The New Standard: Deliberative polling, which uses AI to summarize sentiments and allows participants to respond to each other, is rapidly becoming the norm for listening at scale, replacing traditional polls and focus groups.
AI Deployment, Inclusivity and Control
AI in the Human Loop: To address the digital divide, the paradigm must be to put AI in the human loop, not the reverse. AI should only be used to connect people and should not drive the process or create an unequal dynamic where only some can control the technology.
AI as Facilitator: AI should function as a team coach or facilitator, assisting with summarization, understanding, and topic modeling. It can also act as a timekeeper to manage the flow of conversation by encouraging quiet participants and limiting interruptions rather than acting as a conversationalist itself.
Seamless Integration: AI should be deployed within existing contexts like town halls or classrooms without requiring users to learn new tools or change their communication style.
Local Community Control: Achieving a symbiotic relationship between AI and democracy requires communities to steer the AI locally.
Decentralized Models: Utilizing open-source tools and local AI models, run on community hardware rather than cloud servers, is essential. This prevents dependence on large tech companies, allows for sociocultural fine-tuning, increases energy efficiency and ensures the community keeps their hands on the steering wheel.
Building Trust and Government Commitment
Agenda Setting: To promote trust and ensure fairness, the people closest to the pain must be empowered to set the agenda.
Judgment-Free Zone: AI systems should be implemented as a judgment-free zone. The goal is not to rush decisions but to facilitate opinion mapping — a group selfie — that reveals societal values.
Commitment to Respond: The government’s role is to treat whatever the public identifies as broadly understood common ground as an agenda requiring a response, not necessarily as a binding outcome or referendum.
Managing Conflict and AI Functionality
Conflict as Energy: Societal conflict should be viewed as geothermal energy, not as a fire to be extinguished. The focus is on building heat-resistant procedures and processes capable of transforming the friction of debate into kinetic energy, or mutual understanding.
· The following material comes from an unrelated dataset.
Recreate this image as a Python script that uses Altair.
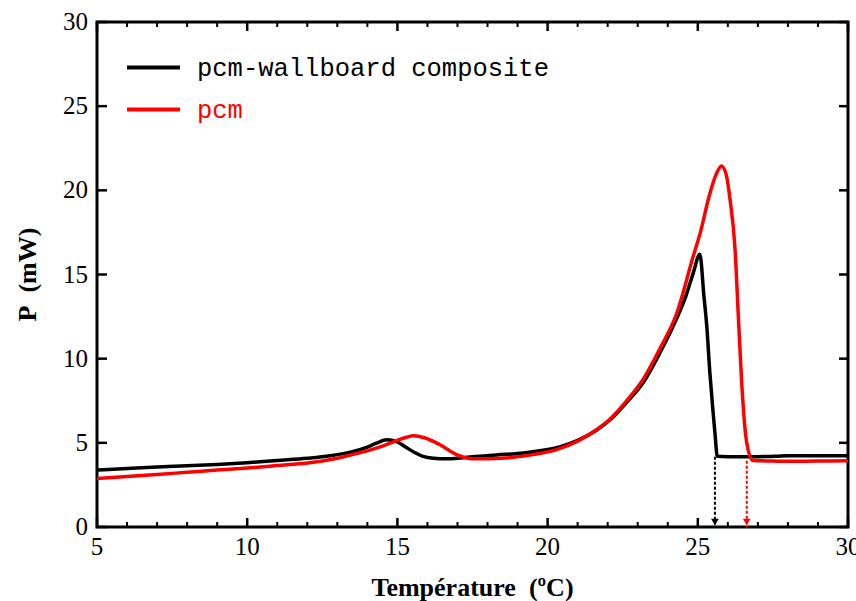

Bridging Language Gaps: AI can be creatively used to bridge ideological divides. Bridging dictionaries can train language models to translate concepts between opposing groups, revealing shared values obscured by different terminology.
Closing the Loop: It is crucial to translate policy outcomes back to the individuals who first raised the points, demonstrating how their specific input spurred change and reframing the policy from their perspective.
Avoiding Hallucination: Because all inputs — perspectives, dialogues, and clustering — originate from humans, the AI’s role is strictly limited to translation between human language and human language. By not asking the AI to generate solutions, the risk of hallucination is avoided.